The freezer is full of meals and roo for the cat, but if I had more room even to do things like freeze my own carrot and celery to make the start for a sauce or risotto, instead of having it sitting manky in the fridge and ending up with the chickens, I’d be pleased. And in summer I froze a lot of stuff from the garden – meal sized portions of grated zucchini, basil butter, a big batch of home grown tomato sauce in portion sizes. They were so fantastic, and it’s lovely to be able to have what I consider a proper meal, without having to spend two hours on a week night roasting eggplant or whatever.

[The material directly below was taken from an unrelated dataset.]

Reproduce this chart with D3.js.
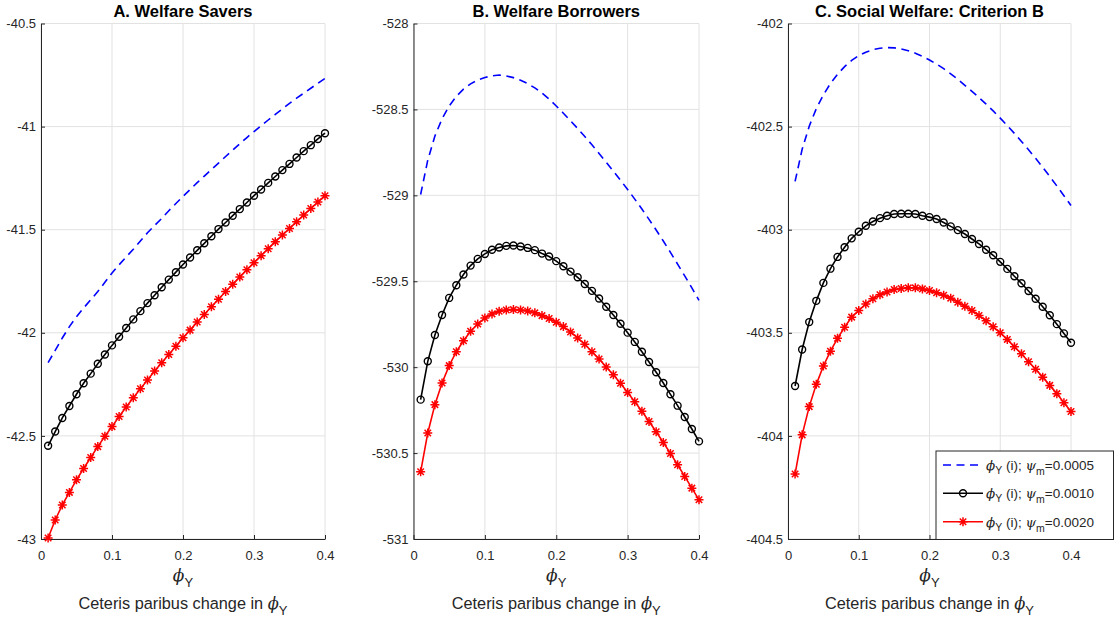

I’ve recently started baking bread, too. I had a hissy in the supermarket one day and refused to pay $5 for something that doesn’t even fill you up. I found a recipe I can do in the food processor and it is simple enough that I can motivate to do it on a weeknight. I make two loaves and freeze one. That said, I don’t eat much bread, comparatively. Since it’s just me, once or twice a week is enough, I wouldn’t be baking every night. Although, come to think of it, because it’s in the processor it wouldn’t take much more effort to make five loaves than two. And it does freeze nicely.
July 22, 2011 at 9:18 pm
kate
I lust after freezers. Ours is tiny, eventually we’ll figure out what combination of white goods will create eternal happiness (big fridge/freezer combo or stick with small fridge and get an additional freezer). In the meantime, we borrow space in a friends freezer.